## INSTRUCTIONS TO FOLLOW
Locate, in the data below, the line that contains "Output the web" and the line that contains "0.30, 0.35, 0.40];"; reproduce exactly those two lines and every line between them, nothing more.

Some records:
══════

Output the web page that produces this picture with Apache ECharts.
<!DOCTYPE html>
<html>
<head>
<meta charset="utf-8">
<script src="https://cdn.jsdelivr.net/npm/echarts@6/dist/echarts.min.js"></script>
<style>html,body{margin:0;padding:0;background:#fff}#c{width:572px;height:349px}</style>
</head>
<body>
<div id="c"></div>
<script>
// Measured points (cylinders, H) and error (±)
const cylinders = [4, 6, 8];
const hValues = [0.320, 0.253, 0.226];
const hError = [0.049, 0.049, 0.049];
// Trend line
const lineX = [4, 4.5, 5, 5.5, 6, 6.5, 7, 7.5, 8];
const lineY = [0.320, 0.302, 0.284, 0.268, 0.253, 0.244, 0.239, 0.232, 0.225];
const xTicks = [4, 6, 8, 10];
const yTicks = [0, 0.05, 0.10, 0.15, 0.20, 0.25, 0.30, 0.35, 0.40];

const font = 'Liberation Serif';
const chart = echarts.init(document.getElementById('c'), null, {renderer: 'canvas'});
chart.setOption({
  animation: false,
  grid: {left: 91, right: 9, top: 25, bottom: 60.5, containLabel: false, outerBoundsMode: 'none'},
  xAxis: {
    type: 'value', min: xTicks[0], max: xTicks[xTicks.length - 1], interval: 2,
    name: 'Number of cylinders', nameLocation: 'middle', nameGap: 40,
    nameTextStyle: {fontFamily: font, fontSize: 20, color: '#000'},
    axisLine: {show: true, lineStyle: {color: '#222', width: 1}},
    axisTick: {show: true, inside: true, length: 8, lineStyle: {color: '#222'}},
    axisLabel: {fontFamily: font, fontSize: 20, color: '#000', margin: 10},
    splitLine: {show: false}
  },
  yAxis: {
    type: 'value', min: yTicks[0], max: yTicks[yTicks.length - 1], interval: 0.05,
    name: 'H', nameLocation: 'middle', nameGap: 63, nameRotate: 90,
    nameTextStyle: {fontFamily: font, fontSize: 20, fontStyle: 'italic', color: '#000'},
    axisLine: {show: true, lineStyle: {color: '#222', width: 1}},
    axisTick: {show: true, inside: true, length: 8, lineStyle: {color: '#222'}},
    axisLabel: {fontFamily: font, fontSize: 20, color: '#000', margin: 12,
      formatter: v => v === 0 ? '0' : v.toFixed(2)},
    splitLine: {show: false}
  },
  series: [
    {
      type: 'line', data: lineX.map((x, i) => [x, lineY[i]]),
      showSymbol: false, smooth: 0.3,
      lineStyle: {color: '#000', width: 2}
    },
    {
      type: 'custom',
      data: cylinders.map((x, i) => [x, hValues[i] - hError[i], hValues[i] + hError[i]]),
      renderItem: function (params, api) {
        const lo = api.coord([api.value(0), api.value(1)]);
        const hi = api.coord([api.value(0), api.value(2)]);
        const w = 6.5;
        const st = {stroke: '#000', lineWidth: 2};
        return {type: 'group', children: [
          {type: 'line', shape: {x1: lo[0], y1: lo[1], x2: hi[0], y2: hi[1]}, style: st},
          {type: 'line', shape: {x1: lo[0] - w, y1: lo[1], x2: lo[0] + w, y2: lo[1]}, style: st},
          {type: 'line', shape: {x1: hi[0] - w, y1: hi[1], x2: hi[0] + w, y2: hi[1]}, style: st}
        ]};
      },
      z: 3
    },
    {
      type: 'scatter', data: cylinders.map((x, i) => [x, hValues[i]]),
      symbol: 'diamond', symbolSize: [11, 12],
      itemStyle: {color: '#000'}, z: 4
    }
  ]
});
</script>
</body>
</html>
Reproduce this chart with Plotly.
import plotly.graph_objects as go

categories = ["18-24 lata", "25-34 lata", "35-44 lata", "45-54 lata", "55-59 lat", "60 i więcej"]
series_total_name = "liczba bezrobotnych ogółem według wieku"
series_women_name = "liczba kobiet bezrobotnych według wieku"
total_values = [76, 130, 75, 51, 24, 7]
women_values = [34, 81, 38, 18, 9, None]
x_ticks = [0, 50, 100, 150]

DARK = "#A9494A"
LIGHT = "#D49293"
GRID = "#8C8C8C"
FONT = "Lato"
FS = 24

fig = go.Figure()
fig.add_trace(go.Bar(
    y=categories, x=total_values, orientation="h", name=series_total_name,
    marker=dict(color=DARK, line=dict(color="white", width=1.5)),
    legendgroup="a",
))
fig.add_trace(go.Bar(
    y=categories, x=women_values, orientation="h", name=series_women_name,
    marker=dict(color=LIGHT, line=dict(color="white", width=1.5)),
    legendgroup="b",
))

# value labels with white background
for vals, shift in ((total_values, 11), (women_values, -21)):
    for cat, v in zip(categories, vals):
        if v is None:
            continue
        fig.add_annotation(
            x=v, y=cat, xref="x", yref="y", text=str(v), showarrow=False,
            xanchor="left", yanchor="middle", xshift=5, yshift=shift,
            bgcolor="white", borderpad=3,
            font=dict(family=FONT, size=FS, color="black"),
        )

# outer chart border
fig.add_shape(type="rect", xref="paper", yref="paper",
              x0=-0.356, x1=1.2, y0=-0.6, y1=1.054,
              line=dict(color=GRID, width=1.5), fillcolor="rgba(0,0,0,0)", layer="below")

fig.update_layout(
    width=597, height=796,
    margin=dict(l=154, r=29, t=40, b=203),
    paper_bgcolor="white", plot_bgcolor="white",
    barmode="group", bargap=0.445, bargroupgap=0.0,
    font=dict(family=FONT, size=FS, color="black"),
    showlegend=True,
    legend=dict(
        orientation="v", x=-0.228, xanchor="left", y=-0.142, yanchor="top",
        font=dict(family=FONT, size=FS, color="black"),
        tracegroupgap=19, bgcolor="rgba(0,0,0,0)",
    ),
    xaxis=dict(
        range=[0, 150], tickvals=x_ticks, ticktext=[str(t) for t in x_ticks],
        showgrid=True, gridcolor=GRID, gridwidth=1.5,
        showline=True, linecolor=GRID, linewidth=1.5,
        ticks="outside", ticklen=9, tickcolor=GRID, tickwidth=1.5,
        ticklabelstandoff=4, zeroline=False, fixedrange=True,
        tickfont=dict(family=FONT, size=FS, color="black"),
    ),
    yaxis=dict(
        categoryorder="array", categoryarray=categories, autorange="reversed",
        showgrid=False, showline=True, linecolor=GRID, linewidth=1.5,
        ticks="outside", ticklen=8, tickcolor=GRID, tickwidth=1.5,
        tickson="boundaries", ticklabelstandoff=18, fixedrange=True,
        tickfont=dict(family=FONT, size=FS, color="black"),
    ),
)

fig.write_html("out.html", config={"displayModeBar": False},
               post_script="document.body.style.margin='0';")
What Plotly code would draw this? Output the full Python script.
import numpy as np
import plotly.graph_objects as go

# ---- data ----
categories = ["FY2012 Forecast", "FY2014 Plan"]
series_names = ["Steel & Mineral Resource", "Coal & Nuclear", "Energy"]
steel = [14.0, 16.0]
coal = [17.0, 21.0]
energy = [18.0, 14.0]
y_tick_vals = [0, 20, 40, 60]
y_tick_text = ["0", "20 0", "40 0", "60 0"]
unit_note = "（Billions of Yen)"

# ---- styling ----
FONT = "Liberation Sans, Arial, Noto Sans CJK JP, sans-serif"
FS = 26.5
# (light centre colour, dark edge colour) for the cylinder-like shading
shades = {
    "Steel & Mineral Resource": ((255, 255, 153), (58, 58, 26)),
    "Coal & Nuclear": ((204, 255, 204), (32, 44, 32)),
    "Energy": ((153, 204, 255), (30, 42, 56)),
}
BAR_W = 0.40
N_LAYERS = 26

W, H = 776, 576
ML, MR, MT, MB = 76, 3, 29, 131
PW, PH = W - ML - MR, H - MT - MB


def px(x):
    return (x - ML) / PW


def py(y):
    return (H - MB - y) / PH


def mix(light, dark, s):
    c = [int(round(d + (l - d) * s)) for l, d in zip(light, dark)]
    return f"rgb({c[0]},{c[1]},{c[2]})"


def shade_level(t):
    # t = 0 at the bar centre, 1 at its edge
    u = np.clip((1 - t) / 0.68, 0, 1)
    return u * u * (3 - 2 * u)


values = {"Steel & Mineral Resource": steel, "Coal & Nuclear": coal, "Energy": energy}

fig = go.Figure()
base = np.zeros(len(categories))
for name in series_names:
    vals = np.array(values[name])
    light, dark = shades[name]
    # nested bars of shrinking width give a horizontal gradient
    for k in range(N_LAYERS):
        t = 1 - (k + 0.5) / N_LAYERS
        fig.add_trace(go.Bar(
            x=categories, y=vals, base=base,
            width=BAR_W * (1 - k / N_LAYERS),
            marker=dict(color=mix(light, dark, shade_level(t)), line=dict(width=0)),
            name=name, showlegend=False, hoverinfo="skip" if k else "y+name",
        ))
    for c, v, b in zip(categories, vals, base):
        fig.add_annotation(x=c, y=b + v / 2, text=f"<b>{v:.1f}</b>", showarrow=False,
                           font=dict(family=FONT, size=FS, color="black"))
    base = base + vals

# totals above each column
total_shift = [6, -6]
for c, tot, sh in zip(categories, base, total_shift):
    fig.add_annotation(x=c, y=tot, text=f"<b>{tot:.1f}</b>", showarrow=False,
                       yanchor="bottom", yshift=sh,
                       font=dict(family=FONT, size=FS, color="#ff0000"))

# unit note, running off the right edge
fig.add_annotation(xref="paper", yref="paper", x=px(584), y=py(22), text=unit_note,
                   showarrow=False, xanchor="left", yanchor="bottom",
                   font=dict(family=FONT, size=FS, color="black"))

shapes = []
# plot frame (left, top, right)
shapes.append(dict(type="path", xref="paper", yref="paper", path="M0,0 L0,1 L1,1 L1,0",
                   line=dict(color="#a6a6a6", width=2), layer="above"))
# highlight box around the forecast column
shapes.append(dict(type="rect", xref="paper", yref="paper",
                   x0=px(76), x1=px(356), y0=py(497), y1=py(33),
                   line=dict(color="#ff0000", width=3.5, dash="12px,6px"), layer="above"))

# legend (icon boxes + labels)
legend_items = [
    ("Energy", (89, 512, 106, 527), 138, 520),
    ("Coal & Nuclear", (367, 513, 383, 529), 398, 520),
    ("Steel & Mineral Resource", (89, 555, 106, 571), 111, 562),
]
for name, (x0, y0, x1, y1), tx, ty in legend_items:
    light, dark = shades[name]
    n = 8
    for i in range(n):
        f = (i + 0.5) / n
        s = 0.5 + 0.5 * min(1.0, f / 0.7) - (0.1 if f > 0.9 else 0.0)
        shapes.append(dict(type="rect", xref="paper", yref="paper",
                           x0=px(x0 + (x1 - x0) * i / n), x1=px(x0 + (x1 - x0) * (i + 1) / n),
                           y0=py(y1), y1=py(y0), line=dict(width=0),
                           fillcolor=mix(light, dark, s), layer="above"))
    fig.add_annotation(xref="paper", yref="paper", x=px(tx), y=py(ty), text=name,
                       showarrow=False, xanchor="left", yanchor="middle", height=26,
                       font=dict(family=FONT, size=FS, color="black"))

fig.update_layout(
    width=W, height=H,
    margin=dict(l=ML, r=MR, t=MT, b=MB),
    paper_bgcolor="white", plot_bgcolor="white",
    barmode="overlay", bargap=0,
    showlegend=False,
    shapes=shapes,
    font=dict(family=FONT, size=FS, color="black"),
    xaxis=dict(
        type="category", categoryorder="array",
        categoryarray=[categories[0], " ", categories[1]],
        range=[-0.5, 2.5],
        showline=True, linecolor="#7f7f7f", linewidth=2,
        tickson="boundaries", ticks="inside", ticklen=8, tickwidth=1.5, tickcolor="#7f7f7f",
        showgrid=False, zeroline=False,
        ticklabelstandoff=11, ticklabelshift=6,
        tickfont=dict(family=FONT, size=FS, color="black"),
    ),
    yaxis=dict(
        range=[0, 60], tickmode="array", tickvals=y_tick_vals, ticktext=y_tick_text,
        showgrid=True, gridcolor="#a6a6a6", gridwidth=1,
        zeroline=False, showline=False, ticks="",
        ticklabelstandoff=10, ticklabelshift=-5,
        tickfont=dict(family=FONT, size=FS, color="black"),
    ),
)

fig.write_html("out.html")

══════

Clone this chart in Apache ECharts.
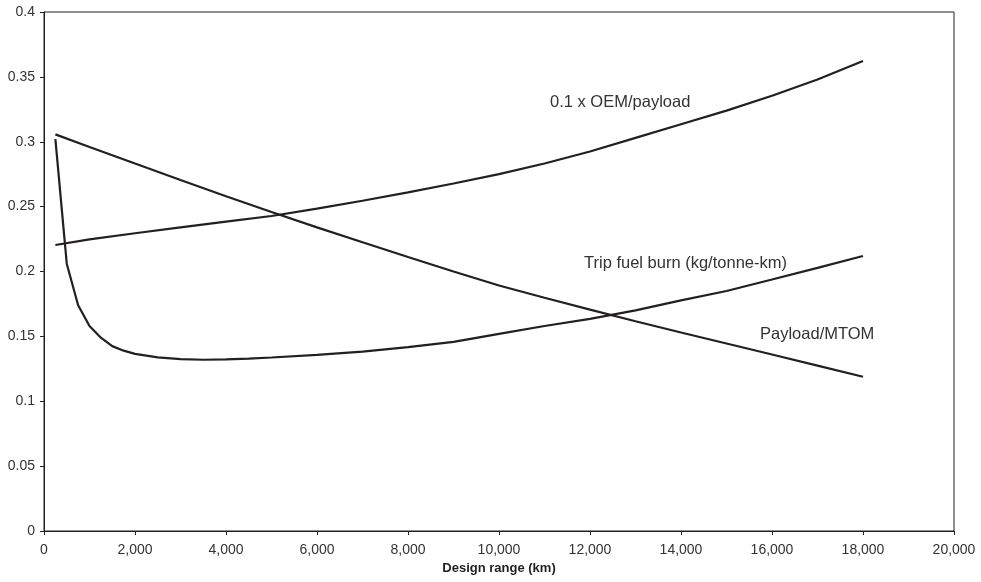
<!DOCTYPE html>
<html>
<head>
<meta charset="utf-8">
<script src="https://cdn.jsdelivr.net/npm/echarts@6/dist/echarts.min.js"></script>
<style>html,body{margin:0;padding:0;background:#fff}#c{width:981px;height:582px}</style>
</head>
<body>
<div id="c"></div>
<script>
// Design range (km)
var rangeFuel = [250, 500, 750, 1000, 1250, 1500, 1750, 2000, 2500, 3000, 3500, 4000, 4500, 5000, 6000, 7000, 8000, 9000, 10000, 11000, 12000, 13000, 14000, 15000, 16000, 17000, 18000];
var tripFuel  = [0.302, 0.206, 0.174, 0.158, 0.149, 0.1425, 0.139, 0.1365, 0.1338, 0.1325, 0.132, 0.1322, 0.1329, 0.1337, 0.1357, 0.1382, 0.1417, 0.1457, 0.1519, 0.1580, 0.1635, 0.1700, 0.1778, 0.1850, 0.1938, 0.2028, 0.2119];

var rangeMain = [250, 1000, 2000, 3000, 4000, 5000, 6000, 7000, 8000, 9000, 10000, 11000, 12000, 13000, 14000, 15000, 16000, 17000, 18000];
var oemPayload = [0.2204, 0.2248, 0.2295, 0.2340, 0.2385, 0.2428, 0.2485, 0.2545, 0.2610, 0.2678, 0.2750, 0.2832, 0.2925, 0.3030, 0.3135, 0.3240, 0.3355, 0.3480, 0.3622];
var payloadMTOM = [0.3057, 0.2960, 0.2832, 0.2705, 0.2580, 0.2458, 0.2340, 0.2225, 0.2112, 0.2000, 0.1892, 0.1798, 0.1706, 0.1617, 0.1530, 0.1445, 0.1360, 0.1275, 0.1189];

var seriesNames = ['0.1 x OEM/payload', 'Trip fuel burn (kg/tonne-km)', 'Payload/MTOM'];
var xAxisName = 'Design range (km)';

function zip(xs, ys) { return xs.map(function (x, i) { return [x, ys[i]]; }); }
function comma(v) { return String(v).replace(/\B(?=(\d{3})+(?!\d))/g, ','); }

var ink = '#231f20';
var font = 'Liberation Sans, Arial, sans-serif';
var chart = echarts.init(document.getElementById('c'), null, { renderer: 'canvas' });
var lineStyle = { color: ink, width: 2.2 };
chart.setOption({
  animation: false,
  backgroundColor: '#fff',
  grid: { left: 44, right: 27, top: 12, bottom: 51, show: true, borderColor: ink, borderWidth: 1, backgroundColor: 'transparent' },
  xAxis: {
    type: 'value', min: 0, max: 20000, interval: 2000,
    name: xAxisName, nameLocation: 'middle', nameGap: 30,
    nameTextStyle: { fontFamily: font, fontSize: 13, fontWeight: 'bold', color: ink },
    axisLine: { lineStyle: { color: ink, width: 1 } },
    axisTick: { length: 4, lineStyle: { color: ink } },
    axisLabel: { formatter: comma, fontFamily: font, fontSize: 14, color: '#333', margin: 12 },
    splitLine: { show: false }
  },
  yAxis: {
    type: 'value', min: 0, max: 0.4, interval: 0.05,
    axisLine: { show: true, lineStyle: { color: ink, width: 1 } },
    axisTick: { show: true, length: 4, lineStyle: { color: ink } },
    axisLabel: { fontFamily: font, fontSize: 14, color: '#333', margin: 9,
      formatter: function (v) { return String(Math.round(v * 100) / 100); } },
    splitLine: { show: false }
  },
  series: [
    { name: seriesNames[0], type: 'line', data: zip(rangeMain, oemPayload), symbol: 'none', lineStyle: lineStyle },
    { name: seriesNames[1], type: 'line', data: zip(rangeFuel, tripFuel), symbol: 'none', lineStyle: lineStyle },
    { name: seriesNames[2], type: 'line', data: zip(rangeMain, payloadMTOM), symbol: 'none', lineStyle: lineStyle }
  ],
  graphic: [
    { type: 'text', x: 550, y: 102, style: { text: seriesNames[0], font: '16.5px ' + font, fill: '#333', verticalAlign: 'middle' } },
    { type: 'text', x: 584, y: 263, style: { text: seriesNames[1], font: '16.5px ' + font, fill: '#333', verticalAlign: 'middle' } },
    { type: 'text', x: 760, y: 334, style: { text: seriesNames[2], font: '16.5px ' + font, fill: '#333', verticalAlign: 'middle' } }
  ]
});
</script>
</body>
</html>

══════

## WRITTEN RESPONSE
Output the web page that produces this picture with Apache ECharts.
<!DOCTYPE html>
<html>
<head>
<meta charset="utf-8">
<script src="https://cdn.jsdelivr.net/npm/echarts@6/dist/echarts.min.js"></script>
<style>html,body{margin:0;padding:0;background:#fff}#c{width:572px;height:349px}</style>
</head>
<body>
<div id="c"></div>
<script>
// Measured points (cylinders, H) and error (±)
const cylinders = [4, 6, 8];
const hValues = [0.320, 0.253, 0.226];
const hError = [0.049, 0.049, 0.049];
// Trend line
const lineX = [4, 4.5, 5, 5.5, 6, 6.5, 7, 7.5, 8];
const lineY = [0.320, 0.302, 0.284, 0.268, 0.253, 0.244, 0.239, 0.232, 0.225];
const xTicks = [4, 6, 8, 10];
const yTicks = [0, 0.05, 0.10, 0.15, 0.20, 0.25, 0.30, 0.35, 0.40];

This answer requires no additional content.